"""This script is an example of analyzing the convergence of an UnsteadyProblem with
static geometry. It should take a few minutes to run. It will display the convergence
progress and results in the console."""
import pterasoftware as ps
# Configure logging to display info level messages. This is important for seeing the
# output from the convergence function.
ps.set_up_logging(level="Info")
# Create an Airplane and AirplaneMovement
example_airplane = ps.geometry.airplane.Airplane(
wings=[
ps.geometry.wing.Wing(
wing_cross_sections=[
ps.geometry.wing_cross_section.WingCrossSection(
airfoil=ps.geometry.airfoil.Airfoil(
name="naca2412",
),
num_spanwise_panels=8,
chord=1.0,
Lp_Wcsp_Lpp=(0.0, 0.0, 0.0),
control_surface_symmetry_type="asymmetric",
spanwise_spacing="uniform",
),
ps.geometry.wing_cross_section.WingCrossSection(
airfoil=ps.geometry.airfoil.Airfoil(
name="naca2412",
),
num_spanwise_panels=None,
chord=1.0,
Lp_Wcsp_Lpp=(0.0, 3.0, 0.0),
control_surface_symmetry_type="asymmetric",
spanwise_spacing=None,
),
],
name="Main Wing",
symmetric=True,
symmetryNormal_G=(0.0, 1.0, 0.0),
symmetryPoint_G_Cg=(0.0, 0.0, 0.0),
chordwise_spacing="uniform",
),
],
name="Example Airplane",
)
example_airplane_movement = ps.movements.airplane_movement.AirplaneMovement(
base_airplane=example_airplane,
wing_movements=[
ps.movements.wing_movement.WingMovement(
base_wing=example_airplane.wings[0],
wing_cross_section_movements=[
ps.movements.wing_cross_section_movement.WingCrossSectionMovement(
base_wing_cross_section=example_airplane.wings[
0
].wing_cross_sections[0]
),
ps.movements.wing_cross_section_movement.WingCrossSectionMovement(
base_wing_cross_section=example_airplane.wings[
0
].wing_cross_sections[1]
),
],
)
],
)
# Create an OperatingPoint and an OperatingPointMovement.
example_operating_point = ps.operating_point.OperatingPoint()
example_operating_point_movement = (
ps.movements.operating_point_movement.OperatingPointMovement(
base_operating_point=example_operating_point
)
)
# Create a Movement using the AirplaneMovement and OperatingPointMovement
# objects.
example_movement = ps.movements.movement.Movement(
airplane_movements=[example_airplane_movement],
operating_point_movement=example_operating_point_movement,
num_chords=10,
)
del example_airplane_movement
del example_operating_point_movement
# Create an UnsteadyProblem. We will pass this into the convergence function.
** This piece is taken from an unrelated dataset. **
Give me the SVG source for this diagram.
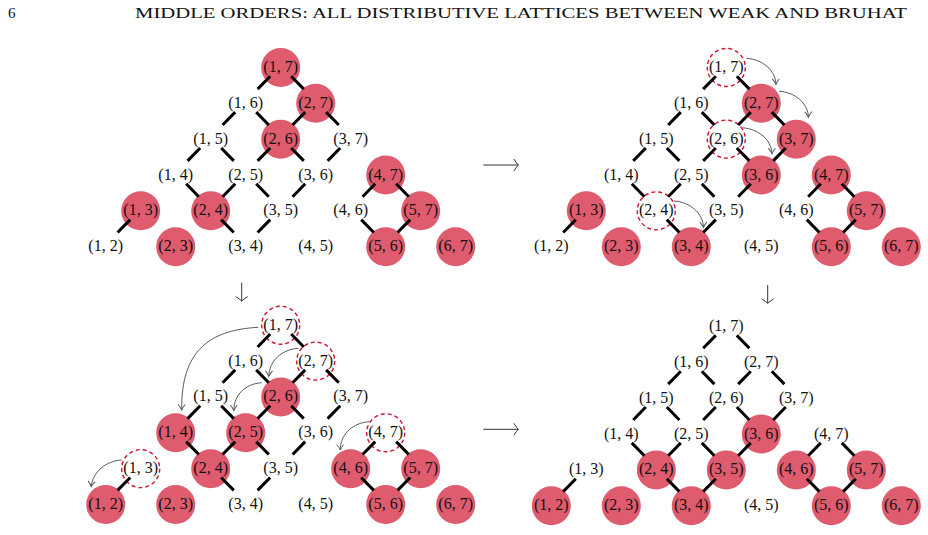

example_problem = ps.problems.UnsteadyProblem(
movement=example_movement, only_final_results=True
)
del example_movement
# Run the unsteady convergence analysis. This will run several simulations, modifying
# the wake state, wake length, average Panel aspect ratio, and number of chordwise
# Panels with each iteration. Once it detects that the net load coefficients haven't
# change by more than the convergence criteria (measured as an absolute percent
# error), it will return the parameters it found to result in a converged solution.
# See the analyze_unsteady_convergence function docstring for more details. The
# progress and results are displayed to the console.
ps.convergence.analyze_unsteady_convergence(
ref_problem=example_problem,
prescribed_wake=True,
free_wake=True,
num_chords_bounds=(4, 8),
panel_aspect_ratio_bounds=(4, 1),
num_chordwise_panels_bounds=(3, 6),
convergence_criteria=1.0,
)
# Check the console that the convergence analysis found that the solution converged
# with the following parameters:
# Wake type: prescribed
# Wake length: 6 chord lengths
# Panel aspect ratio: 1
# Chordwise Panels: 4